Portishead railway station was opened by the Bristol and Portishead Pier and Railway on 18 April 1867; it was approximately 0.5 mi beyond the village of Portishead and handled both passengers and goods. The Pier was opened in 1870 and line was extended to the pier, with an additional railway station opened by the pier. By 1904, this was listed as a goods-only station, known as "Portishead Dock".

In the 1920s, the coal-fired Portishead power station was built adjacent to Portishead railway station; and the power station was extended in 1948 to increase its capacity. In 1949, building work also started on an additional power station, Portishead B power station. This led to the closure and demolition of the original Portishead railway station. It was replaced on the same day, 4 January 1954, by a new station 440 yd nearer the centre of Portishead and Bristol to the designs of the Western Region Assistant Architect, Ian J. Campbell.

The 1954 station was closed by the "Beeching Axe" on 7 September 1964, when passenger services ceased on the line. Freight services continued on the line until the early 1980s.

| Preceding station | Historical railways |  |  | Following station |
|---|---|---|---|---|
| Portbury Line and station closed |  | Great Western Railway Portishead Railway |  | Terminus |
|  | Future services |  |  |  |
| Pill |  | Greater Western franchise Portishead Branch Line |  | Terminus |

== Future ==
A new station has been proposed, to be located 600 m east of the town centre. In April 2019 the Department for Transport committed £31.9 million to cover the shortfall in finance for MetroWest Phase 1, meaning that funding for the new station and reopened line has now been secured. In November 2019 North Somerset Council submitted a Development Consent Order (DCO) application to the Planning Inspectorate, which seeks powers to build and operate the disused section of railway from Portishead to Pill, gain environmental consent to undertake works to the existing freight railway through the Avon Gorge and obtain powers for the compulsory acquisition of land. In June 2023 the Portishead Railway Group (a local lobbying body) reported that "Work is under way on GRIP 5 and the Full Business Case, which will occupy all of 2023, with Government and local authority approval of the business case lasting into 2024".

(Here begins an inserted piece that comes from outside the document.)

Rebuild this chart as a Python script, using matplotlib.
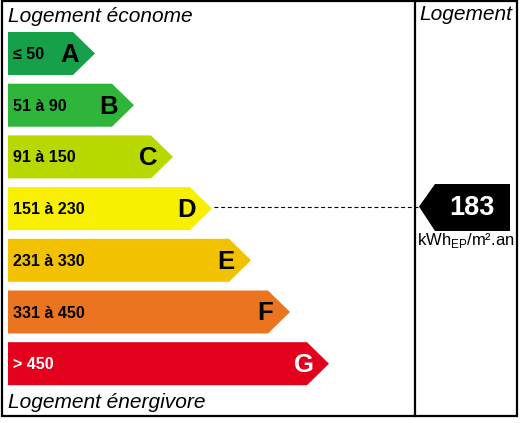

In February 2025, it was announced that the final funds to complete the project had been secured, with work due to start in Summer 2025.
In July 2025, the Transport Secretary Heidi Alexander confirmed that the government would provide financial backing if the project went over budget, which is expected to cost £182.21 million, including a central government contribution of £47 million. The money will pay for the new station and track, plus work to make the existing track between Pill and Bristol suitable for passenger trains. The new station is currently expected to open in 2028.